Kinda oddball question, hoping that someone will know.
I'm almost ready to re-hang my driveway gate - we've been surviving with a roll of chicken wire for way too long - but before it goes on it needs a shock absorber to keep it from breaking exactly the way it did before.
(It's a scissors gate, about 120 pounds, 18 feet long and it pivots up and down on one end. It's counterbalanced on springs, but when an enthusiastic kid closes it the crash is a thing to behold -- and a thing to break welds.)
I don't want to cut and try a bazillion different things, and I'm an engineer so I have the delusion that I can design things from first principals.
Is there any place I can find engineering data on vehicle shock absorbers? Not "buy this here shock for that there truck, and get 'em heavy duty if you want to put two cows in there", but real honest-to-gosh tables with numbers and other useful things for folks who are blatantly mis-applying a vehicle shock absorber.

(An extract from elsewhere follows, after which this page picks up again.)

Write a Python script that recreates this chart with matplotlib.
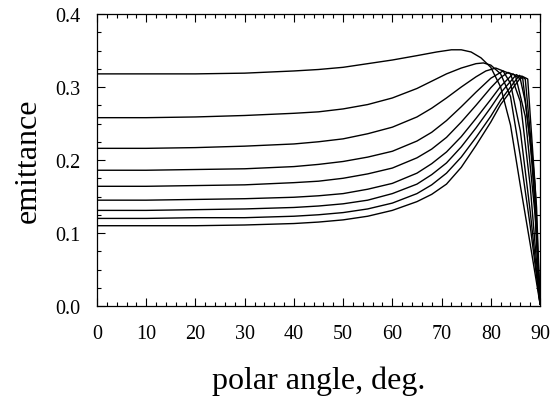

At the least I need things like stroke and mounting data, but something that gives the damping rate of the thing would be uber-cool. In the absence of damping rate a vehicle weight / shock chart would be useful, but it'd be a distant second best.
Stroke and mounting data are obvious (if I can match what's in my truck I'll be quite happy), but if I had the force vs. velocity curves for a number of different shocks then I'd know from the get-go if I'm in the right ball park, and where to put my pivot points, and that sort of thing.